DIRECTION >>
Identify the lines bearing the string "this" and gather them.

------------------------------------------------

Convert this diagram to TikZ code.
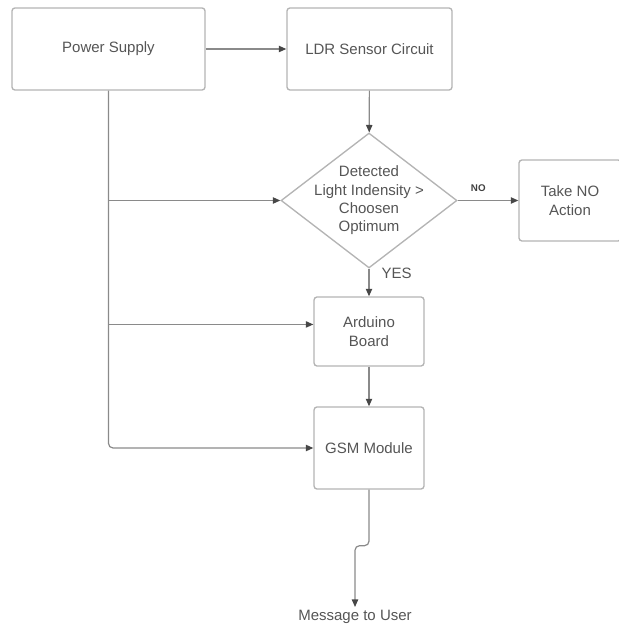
\documentclass[tikz,border=0pt]{standalone}
\usepackage{fontspec}
\setmainfont{Liberation Sans}
\usepackage{tikz}
\usetikzlibrary{arrows.meta,shapes.geometric,calc}
\definecolor{boxline}{HTML}{B4B4B4}
\definecolor{wireline}{HTML}{8A8A8A}
\definecolor{labeltext}{HTML}{555555}

\begin{document}
\begin{tikzpicture}[x=0.6667pt, y=-0.6667pt,
  font=\fontsize{10}{12.2}\selectfont, text=labeltext,
  block/.style={draw=boxline, line width=0.9pt, rounded corners=2pt, align=center, inner sep=0pt},
  decision/.style={diamond, draw=boxline, line width=0.9pt, align=center, inner sep=-8.5pt,
    minimum width=117.3pt, minimum height=90pt},
  wire/.style={draw=wireline, line width=0.8pt},
  flow/.style={wire, -{Triangle[length=5pt,width=4.2pt,color=black!72]}}]
  \useasboundingbox (0,0) rectangle (618,628);
  \node[block, minimum width=128.7pt, minimum height=54.7pt] (ps) at (108.5,49) {Power Supply};
  \node[block, minimum width=110pt, minimum height=54.7pt] (ldr) at (369.5,49) {LDR Sensor Circuit};
  \node[decision] (dec) at (369,200.5) {Detected\\Light Indensity >\\Choosen\\Optimum};
  \node[block, minimum width=68pt, minimum height=54pt] (act) at (570,200.5) {Take NO\\Action};
  \node[block, minimum width=73.3pt, minimum height=46pt] (ard) at (369,331.5) {Arduino\\Board};
  \node[block, minimum width=73.3pt, minimum height=54.7pt] (gsm) at (369,448) {GSM Module};
  \node[inner sep=2pt] (msg) at (355,617) {Message to User};
  \coordinate (ardin) at ([yshift=4.7pt]ard.west);
  % main flow
  \draw[flow] (ps) -- (ldr);
  \draw[flow] (ldr) -- (dec);
  \draw[flow] (dec) -- node[above, pos=0.34, yshift=2.3pt, text=black!75,
    font=\fontsize{6.5}{8}\selectfont\bfseries] {NO} (act);
  \draw[flow] (dec) -- node[right, pos=0.17, xshift=4.7pt] {YES} (ard);
  \draw[flow] (ard) -- (gsm);
  % power feed lines
  \draw[flow, rounded corners=3pt] (ps.south) |- (gsm.west);
  \draw[flow] (ps.south |- dec.west) -- (dec.west);
  \draw[flow] (ps.south |- ardin) -- (ardin);
  \draw[flow, rounded corners=3pt] (gsm.south) -- ++(0,56) -| (msg.north);
\end{tikzpicture}
\end{document}
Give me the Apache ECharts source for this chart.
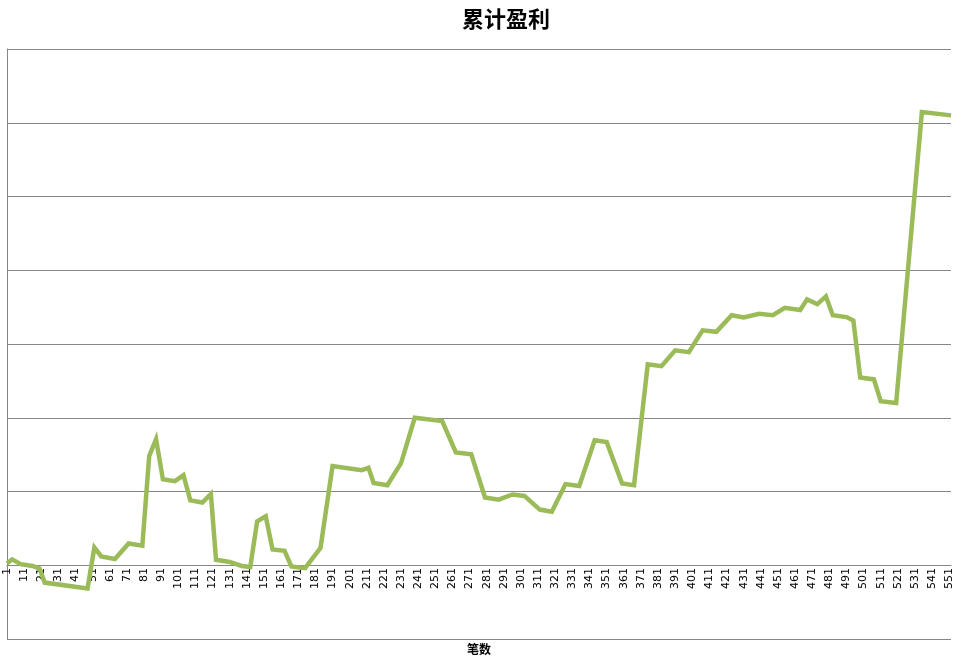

------------------------------------------------

RIGHT ANSWER >>
Convert this diagram to TikZ code.
Give me the Apache ECharts source for this chart.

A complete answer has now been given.